▸ Stated task:
Once the pictures are set aside, transcribe the remaining data exactly.

— begin —

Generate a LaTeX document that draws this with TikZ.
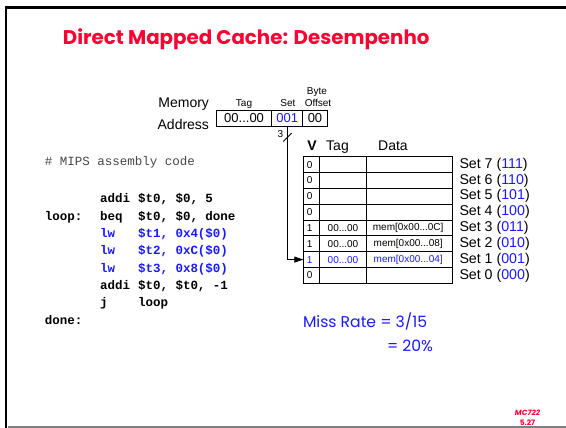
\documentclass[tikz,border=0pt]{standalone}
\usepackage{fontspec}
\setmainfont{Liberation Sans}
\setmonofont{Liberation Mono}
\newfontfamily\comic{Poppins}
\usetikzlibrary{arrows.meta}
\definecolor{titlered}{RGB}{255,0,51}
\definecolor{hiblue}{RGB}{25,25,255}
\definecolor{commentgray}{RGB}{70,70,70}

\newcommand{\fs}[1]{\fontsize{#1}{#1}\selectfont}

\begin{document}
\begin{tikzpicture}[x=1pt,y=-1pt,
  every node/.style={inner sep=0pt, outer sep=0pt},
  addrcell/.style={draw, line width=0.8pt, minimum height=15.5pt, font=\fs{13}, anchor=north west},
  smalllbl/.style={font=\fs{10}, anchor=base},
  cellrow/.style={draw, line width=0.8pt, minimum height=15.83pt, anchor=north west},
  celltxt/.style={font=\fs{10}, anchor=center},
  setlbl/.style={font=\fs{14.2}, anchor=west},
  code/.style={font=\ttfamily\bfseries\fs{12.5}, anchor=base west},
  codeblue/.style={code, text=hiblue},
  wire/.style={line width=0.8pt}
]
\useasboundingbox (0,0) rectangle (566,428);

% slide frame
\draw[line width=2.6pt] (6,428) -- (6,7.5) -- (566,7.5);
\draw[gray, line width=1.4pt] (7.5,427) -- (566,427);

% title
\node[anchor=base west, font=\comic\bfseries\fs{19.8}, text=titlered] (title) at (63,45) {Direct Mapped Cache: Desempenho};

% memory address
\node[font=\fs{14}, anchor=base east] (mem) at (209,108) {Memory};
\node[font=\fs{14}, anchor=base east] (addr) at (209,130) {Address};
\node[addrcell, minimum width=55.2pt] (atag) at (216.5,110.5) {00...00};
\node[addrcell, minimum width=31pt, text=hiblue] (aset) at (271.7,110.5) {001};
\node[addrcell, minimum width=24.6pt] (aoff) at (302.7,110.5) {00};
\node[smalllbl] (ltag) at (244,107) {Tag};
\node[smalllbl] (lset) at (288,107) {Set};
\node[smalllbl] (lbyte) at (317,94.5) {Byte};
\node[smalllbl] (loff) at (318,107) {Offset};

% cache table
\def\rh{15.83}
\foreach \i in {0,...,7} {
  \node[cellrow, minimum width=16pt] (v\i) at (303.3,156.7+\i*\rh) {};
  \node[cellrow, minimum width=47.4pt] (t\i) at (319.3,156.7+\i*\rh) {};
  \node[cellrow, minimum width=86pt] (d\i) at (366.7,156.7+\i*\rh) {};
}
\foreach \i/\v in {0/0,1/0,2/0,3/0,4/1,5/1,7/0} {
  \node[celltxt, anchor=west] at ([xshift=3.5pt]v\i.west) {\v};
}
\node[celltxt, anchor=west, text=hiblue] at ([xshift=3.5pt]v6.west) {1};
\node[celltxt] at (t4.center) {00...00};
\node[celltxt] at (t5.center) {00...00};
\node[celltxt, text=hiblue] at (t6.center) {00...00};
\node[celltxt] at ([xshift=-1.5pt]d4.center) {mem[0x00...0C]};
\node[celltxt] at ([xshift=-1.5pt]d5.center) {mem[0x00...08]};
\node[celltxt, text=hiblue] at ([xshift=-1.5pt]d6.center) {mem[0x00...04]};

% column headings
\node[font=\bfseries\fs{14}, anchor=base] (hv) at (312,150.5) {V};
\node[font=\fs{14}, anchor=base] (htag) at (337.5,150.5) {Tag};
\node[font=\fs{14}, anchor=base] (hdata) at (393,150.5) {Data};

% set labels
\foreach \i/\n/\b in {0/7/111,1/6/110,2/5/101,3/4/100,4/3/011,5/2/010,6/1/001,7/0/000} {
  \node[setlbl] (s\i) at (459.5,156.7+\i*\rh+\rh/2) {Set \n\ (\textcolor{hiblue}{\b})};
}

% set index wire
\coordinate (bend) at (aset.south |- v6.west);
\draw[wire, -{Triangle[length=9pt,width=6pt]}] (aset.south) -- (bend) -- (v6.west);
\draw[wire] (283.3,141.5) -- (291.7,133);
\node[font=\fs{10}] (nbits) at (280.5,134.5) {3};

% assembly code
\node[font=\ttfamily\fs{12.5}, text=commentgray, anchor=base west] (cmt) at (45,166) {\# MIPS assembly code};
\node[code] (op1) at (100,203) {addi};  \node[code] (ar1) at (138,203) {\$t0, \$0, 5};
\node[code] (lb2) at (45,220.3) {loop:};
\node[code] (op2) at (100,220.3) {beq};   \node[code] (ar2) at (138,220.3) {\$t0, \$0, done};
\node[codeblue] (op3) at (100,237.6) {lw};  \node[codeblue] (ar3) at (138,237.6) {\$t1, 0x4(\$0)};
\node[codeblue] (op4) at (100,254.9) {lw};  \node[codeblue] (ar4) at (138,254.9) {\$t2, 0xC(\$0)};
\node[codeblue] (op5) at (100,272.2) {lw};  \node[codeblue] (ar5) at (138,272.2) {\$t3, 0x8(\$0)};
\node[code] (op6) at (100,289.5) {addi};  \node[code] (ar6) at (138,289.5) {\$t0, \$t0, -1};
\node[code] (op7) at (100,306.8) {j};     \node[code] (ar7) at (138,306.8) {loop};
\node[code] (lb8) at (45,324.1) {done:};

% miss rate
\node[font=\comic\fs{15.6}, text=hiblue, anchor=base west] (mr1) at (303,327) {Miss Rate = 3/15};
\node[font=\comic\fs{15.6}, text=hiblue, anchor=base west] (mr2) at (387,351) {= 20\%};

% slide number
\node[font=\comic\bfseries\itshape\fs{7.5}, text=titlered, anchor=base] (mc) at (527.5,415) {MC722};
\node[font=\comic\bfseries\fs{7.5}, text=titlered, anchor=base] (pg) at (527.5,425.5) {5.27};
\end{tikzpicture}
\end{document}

— end —

▸ Expected answer:
Generate a LaTeX document that draws this with TikZ.
\documentclass[tikz,border=0pt]{standalone}
\usepackage{fontspec}
\setmainfont{Liberation Sans}
\setmonofont{Liberation Mono}
\newfontfamily\comic{Poppins}
\usetikzlibrary{arrows.meta}
\definecolor{titlered}{RGB}{255,0,51}
\definecolor{hiblue}{RGB}{25,25,255}
\definecolor{commentgray}{RGB}{70,70,70}

\newcommand{\fs}[1]{\fontsize{#1}{#1}\selectfont}

\begin{document}
\begin{tikzpicture}[x=1pt,y=-1pt,
  every node/.style={inner sep=0pt, outer sep=0pt},
  addrcell/.style={draw, line width=0.8pt, minimum height=15.5pt, font=\fs{13}, anchor=north west},
  smalllbl/.style={font=\fs{10}, anchor=base},
  cellrow/.style={draw, line width=0.8pt, minimum height=15.83pt, anchor=north west},
  celltxt/.style={font=\fs{10}, anchor=center},
  setlbl/.style={font=\fs{14.2}, anchor=west},
  code/.style={font=\ttfamily\bfseries\fs{12.5}, anchor=base west},
  codeblue/.style={code, text=hiblue},
  wire/.style={line width=0.8pt}
]
\useasboundingbox (0,0) rectangle (566,428);

% slide frame
\draw[line width=2.6pt] (6,428) -- (6,7.5) -- (566,7.5);
\draw[gray, line width=1.4pt] (7.5,427) -- (566,427);

% title
\node[anchor=base west, font=\comic\bfseries\fs{19.8}, text=titlered] (title) at (63,45) {Direct Mapped Cache: Desempenho};

% memory address
\node[font=\fs{14}, anchor=base east] (mem) at (209,108) {Memory};
\node[font=\fs{14}, anchor=base east] (addr) at (209,130) {Address};
\node[addrcell, minimum width=55.2pt] (atag) at (216.5,110.5) {00...00};
\node[addrcell, minimum width=31pt, text=hiblue] (aset) at (271.7,110.5) {001};
\node[addrcell, minimum width=24.6pt] (aoff) at (302.7,110.5) {00};
\node[smalllbl] (ltag) at (244,107) {Tag};
\node[smalllbl] (lset) at (288,107) {Set};
\node[smalllbl] (lbyte) at (317,94.5) {Byte};
\node[smalllbl] (loff) at (318,107) {Offset};

% cache table
\def\rh{15.83}
\foreach \i in {0,...,7} {
  \node[cellrow, minimum width=16pt] (v\i) at (303.3,156.7+\i*\rh) {};
  \node[cellrow, minimum width=47.4pt] (t\i) at (319.3,156.7+\i*\rh) {};
  \node[cellrow, minimum width=86pt] (d\i) at (366.7,156.7+\i*\rh) {};
}
\foreach \i/\v in {0/0,1/0,2/0,3/0,4/1,5/1,7/0} {
  \node[celltxt, anchor=west] at ([xshift=3.5pt]v\i.west) {\v};
}
\node[celltxt, anchor=west, text=hiblue] at ([xshift=3.5pt]v6.west) {1};
\node[celltxt] at (t4.center) {00...00};
\node[celltxt] at (t5.center) {00...00};
\node[celltxt, text=hiblue] at (t6.center) {00...00};
\node[celltxt] at ([xshift=-1.5pt]d4.center) {mem[0x00...0C]};
\node[celltxt] at ([xshift=-1.5pt]d5.center) {mem[0x00...08]};
\node[celltxt, text=hiblue] at ([xshift=-1.5pt]d6.center) {mem[0x00...04]};

% column headings
\node[font=\bfseries\fs{14}, anchor=base] (hv) at (312,150.5) {V};
\node[font=\fs{14}, anchor=base] (htag) at (337.5,150.5) {Tag};
\node[font=\fs{14}, anchor=base] (hdata) at (393,150.5) {Data};

% set labels
\foreach \i/\n/\b in {0/7/111,1/6/110,2/5/101,3/4/100,4/3/011,5/2/010,6/1/001,7/0/000} {
  \node[setlbl] (s\i) at (459.5,156.7+\i*\rh+\rh/2) {Set \n\ (\textcolor{hiblue}{\b})};
}

% set index wire
\coordinate (bend) at (aset.south |- v6.west);
\draw[wire, -{Triangle[length=9pt,width=6pt]}] (aset.south) -- (bend) -- (v6.west);
\draw[wire] (283.3,141.5) -- (291.7,133);
\node[font=\fs{10}] (nbits) at (280.5,134.5) {3};

% assembly code
\node[font=\ttfamily\fs{12.5}, text=commentgray, anchor=base west] (cmt) at (45,166) {\# MIPS assembly code};
\node[code] (op1) at (100,203) {addi};  \node[code] (ar1) at (138,203) {\$t0, \$0, 5};
\node[code] (lb2) at (45,220.3) {loop:};
\node[code] (op2) at (100,220.3) {beq};   \node[code] (ar2) at (138,220.3) {\$t0, \$0, done};
\node[codeblue] (op3) at (100,237.6) {lw};  \node[codeblue] (ar3) at (138,237.6) {\$t1, 0x4(\$0)};
\node[codeblue] (op4) at (100,254.9) {lw};  \node[codeblue] (ar4) at (138,254.9) {\$t2, 0xC(\$0)};
\node[codeblue] (op5) at (100,272.2) {lw};  \node[codeblue] (ar5) at (138,272.2) {\$t3, 0x8(\$0)};
\node[code] (op6) at (100,289.5) {addi};  \node[code] (ar6) at (138,289.5) {\$t0, \$t0, -1};
\node[code] (op7) at (100,306.8) {j};     \node[code] (ar7) at (138,306.8) {loop};
\node[code] (lb8) at (45,324.1) {done:};

% miss rate
\node[font=\comic\fs{15.6}, text=hiblue, anchor=base west] (mr1) at (303,327) {Miss Rate = 3/15};
\node[font=\comic\fs{15.6}, text=hiblue, anchor=base west] (mr2) at (387,351) {= 20\%};

% slide number
\node[font=\comic\bfseries\itshape\fs{7.5}, text=titlered, anchor=base] (mc) at (527.5,415) {MC722};
\node[font=\comic\bfseries\fs{7.5}, text=titlered, anchor=base] (pg) at (527.5,425.5) {5.27};
\end{tikzpicture}
\end{document}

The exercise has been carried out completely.